La loi contre la haine en ligne ne serait pas efficace
Alors que certains voient la situation actuelle comme le contexte idéal pour remettre sur la table et actualiser la proposition de loi portée par la députée Laetitia Avia pour lutter contre la haine en ligne, Cedric O, dans un billet de blog explique que cette loi “n’aurait probablement pas permis d’éviter le drame”. Selon cédric O, les propos incriminant le professeur, pour tout révoltants qu’ils soient, n’auraient probablement pas été qualifiés de « manifestement illicites » et auraient donc échappé à l’obligation de modération et de retrait portée par le texte. La boule de neige aurait été réperée seulement lors de la détection d’appels au meurtre, mais cela aurait probablement été déja trop tard pour stopper la haine en ligne. La mise en place des dispositifs de modération doivent être, selon Cedric O, à la hauteur de l’enjeu qu’elles représentent pour la société.
Il serait par ailleurs indispensable que toute la transparence soit faite à l’égard de la puissance publique quant aux principes régissant dans le détail les choix faits par les algorithmes de modération des plateformes, qu’il s’agisse de haine en ligne ou de diffusion de fausses informations.
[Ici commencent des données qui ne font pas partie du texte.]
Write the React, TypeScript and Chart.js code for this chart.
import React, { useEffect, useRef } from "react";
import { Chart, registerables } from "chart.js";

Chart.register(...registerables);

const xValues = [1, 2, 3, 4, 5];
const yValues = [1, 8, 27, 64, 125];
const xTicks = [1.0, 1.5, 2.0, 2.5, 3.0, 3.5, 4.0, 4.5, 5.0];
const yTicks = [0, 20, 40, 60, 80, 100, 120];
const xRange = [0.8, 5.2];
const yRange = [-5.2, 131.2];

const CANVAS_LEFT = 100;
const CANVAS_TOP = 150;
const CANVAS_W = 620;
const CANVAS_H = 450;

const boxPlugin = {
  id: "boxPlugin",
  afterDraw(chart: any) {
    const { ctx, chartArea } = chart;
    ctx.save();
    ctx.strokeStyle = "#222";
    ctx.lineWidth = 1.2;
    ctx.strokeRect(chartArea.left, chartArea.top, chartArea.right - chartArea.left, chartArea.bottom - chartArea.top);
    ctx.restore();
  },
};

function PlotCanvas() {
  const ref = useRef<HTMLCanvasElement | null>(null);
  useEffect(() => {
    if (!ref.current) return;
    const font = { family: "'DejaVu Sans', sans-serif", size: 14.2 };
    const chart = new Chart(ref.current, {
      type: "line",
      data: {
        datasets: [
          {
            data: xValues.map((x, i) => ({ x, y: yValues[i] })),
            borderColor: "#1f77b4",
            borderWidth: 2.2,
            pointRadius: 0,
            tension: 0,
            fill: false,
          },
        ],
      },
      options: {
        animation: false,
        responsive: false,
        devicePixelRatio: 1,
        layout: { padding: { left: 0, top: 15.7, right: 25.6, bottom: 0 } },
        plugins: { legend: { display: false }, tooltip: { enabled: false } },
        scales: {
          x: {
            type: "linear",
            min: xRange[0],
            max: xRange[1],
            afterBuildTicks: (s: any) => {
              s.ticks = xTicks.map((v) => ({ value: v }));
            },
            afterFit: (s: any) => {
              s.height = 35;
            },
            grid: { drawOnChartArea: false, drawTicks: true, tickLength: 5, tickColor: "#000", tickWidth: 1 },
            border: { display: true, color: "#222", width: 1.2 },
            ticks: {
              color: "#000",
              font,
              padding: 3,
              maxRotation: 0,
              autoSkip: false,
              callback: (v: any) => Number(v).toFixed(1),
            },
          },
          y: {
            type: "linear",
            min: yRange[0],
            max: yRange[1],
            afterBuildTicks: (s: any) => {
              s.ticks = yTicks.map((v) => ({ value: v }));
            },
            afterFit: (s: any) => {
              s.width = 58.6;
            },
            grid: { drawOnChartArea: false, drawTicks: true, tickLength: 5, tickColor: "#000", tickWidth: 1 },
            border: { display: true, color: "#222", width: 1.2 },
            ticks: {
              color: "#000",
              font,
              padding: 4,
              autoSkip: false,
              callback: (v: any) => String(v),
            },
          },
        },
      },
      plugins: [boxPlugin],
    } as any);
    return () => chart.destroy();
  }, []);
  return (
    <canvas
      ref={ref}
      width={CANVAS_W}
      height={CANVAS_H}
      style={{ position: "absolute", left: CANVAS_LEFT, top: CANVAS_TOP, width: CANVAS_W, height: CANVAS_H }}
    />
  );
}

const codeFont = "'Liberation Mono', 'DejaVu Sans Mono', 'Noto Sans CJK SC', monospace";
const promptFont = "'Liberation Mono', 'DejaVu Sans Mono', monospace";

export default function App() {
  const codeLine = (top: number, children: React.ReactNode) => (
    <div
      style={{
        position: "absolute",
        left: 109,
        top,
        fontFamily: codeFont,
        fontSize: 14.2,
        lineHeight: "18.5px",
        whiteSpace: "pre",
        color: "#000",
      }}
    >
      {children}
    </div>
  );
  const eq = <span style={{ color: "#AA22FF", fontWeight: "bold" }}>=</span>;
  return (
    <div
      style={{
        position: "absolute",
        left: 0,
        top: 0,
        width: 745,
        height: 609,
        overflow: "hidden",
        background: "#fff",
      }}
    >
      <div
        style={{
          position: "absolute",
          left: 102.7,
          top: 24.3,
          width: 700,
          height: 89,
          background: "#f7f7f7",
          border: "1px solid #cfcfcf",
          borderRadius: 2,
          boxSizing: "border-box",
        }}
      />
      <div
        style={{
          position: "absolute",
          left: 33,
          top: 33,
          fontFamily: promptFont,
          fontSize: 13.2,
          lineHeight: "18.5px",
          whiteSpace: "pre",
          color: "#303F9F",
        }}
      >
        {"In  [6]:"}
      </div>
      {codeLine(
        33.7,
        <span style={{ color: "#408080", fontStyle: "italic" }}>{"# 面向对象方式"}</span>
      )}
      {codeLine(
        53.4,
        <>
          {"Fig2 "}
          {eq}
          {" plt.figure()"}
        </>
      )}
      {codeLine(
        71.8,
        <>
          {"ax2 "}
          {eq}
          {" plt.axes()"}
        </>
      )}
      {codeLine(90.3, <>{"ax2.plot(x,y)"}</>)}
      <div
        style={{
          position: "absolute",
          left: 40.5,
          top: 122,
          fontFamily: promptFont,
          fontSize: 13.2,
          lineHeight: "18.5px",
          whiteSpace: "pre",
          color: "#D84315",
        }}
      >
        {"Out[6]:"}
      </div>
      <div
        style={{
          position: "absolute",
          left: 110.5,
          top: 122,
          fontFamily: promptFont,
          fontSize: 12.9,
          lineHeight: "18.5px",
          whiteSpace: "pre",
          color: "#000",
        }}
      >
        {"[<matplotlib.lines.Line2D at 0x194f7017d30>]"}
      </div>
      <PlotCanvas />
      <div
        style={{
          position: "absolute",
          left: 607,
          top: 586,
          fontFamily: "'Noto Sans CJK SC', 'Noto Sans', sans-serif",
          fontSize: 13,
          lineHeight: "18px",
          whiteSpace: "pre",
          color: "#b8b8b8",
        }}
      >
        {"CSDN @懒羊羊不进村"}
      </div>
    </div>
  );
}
Partage de données, transparence et coopération au coeur des discussions européennes du Digital Services Act
La Commission Européenne prépare de son côté un projet de loi ambitieux et strict à l’égard des géants de la Tech. Ce cadre juridique viendrait renouveler celui qui date de l'année 2000, obsolète aujourd'hui. Le nouveau texte attendu pour la fin de l'année est composé de « 30 paragraphes d'obligations et d'interdictions » auxquels les plateformes en ligne les plus puissantes ne pourront pas échapper. Cédric O rappelle sur son blog que ces obligations de transparence concernant le fonctionnement des algorithmes et l’anticipation de la viralité du contenu sont cruciales. Des obligations de coopération sont aussi nécessaires pour permettre aux autorités judiciaires de jouer leur rôle de poursuite et de sanction. Ce sont selon lui des piliers pour la régulation du contenu haineux.
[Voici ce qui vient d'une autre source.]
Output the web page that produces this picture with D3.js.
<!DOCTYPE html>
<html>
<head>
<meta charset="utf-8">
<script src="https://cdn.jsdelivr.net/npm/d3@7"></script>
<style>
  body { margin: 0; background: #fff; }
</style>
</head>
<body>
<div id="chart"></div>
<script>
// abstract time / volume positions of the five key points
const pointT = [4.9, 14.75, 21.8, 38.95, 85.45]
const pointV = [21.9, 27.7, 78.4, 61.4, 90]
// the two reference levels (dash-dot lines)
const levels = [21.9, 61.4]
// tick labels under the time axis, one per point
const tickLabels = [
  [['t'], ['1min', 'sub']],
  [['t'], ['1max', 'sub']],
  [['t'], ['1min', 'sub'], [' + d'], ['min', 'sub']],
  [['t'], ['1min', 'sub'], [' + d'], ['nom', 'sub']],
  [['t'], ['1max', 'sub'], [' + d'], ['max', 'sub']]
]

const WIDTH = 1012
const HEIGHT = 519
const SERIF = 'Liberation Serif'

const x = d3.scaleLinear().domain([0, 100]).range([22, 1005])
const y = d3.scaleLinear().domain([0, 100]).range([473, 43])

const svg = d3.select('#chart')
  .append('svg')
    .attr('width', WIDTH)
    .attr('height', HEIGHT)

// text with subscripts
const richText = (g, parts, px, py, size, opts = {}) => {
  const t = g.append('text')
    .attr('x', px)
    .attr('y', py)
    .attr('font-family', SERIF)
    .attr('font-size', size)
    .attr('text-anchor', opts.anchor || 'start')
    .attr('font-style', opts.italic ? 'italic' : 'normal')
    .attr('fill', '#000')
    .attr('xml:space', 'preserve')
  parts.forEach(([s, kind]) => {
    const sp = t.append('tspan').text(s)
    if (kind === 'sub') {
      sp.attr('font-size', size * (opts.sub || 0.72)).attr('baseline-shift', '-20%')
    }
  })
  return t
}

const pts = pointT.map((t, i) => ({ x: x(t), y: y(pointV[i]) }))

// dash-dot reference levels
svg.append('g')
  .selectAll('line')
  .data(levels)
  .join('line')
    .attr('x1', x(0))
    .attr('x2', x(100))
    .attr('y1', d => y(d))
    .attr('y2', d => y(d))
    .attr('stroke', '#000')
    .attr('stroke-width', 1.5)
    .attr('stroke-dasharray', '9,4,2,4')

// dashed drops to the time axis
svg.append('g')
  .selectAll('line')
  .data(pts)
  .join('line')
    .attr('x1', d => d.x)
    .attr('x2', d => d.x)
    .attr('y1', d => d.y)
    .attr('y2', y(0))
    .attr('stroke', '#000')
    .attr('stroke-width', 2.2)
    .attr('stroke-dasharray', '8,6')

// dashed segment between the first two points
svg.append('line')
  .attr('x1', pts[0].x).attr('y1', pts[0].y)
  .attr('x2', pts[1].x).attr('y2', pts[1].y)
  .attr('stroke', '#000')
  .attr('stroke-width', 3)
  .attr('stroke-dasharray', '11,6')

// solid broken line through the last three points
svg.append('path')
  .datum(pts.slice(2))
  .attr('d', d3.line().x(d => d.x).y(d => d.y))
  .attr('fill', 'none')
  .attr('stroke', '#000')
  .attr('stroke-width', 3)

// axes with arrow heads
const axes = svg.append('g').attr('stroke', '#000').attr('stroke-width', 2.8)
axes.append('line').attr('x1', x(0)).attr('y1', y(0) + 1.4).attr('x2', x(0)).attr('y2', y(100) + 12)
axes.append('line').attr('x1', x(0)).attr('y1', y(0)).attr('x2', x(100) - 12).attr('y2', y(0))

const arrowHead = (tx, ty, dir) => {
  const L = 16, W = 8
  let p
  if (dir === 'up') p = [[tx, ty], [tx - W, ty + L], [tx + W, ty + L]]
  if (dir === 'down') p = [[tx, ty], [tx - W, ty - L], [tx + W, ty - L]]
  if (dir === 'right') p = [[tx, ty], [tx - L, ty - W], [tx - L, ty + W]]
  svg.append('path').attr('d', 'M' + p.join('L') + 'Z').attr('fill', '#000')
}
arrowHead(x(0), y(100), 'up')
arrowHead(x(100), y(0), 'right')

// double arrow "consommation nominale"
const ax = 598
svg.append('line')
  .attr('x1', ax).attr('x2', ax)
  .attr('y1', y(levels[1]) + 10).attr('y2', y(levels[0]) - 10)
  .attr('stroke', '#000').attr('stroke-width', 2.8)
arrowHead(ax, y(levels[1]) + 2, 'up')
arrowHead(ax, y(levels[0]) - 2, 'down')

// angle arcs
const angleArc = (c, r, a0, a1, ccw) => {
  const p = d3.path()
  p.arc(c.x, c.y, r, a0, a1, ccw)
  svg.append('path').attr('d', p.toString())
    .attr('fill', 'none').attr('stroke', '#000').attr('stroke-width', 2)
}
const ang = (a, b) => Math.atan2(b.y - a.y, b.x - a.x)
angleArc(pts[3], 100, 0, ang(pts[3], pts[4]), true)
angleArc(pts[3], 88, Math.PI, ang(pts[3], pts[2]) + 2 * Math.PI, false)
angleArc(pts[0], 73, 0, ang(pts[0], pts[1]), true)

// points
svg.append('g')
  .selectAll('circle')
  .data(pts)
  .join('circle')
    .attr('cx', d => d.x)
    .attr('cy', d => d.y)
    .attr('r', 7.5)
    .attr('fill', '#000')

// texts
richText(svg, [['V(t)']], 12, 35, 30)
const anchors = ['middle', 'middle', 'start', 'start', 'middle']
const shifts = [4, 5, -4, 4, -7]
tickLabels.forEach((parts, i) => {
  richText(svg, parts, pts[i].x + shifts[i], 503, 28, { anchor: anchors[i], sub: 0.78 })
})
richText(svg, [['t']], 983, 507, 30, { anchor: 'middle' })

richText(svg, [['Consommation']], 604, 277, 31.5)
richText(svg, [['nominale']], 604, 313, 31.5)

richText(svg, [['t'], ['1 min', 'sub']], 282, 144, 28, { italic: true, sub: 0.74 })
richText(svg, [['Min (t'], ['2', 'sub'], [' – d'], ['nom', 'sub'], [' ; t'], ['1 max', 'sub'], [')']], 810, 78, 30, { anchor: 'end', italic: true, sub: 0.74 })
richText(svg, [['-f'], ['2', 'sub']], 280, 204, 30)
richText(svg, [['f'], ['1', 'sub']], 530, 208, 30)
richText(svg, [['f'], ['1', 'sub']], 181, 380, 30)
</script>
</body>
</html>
Un système judiciaire plus en ligne avec les usages actuels est possible
Selon Cédric O, nos systèmes judiciaires sont aujourd'hui inadaptés à l'explosion de l'utilisation des plateformes, qui doivent gérer la viralité et la massification des contenus. La nature d'Internet fait que l'anonymat en ligne ne peut pas être régulé, et ne doit pas être le focus d'une éventuelle régulation. Le secrétaire d'Etat chargé de la Transition numérique et des Communications électroniques envisage le renforcement de la plateforme Pharos et l'introduction de la plainte en ligne, annoncés par le Gouvernement et portés par Eric Dupont-Moretti, Garde des Sceaux et Gérald Darmanin, ministre de l'Intérieur, comme “progrès indispensables pour une meilleure efficacité de la chaîne police-justice”pour mettre fin au sentiment d'impunité en ligne.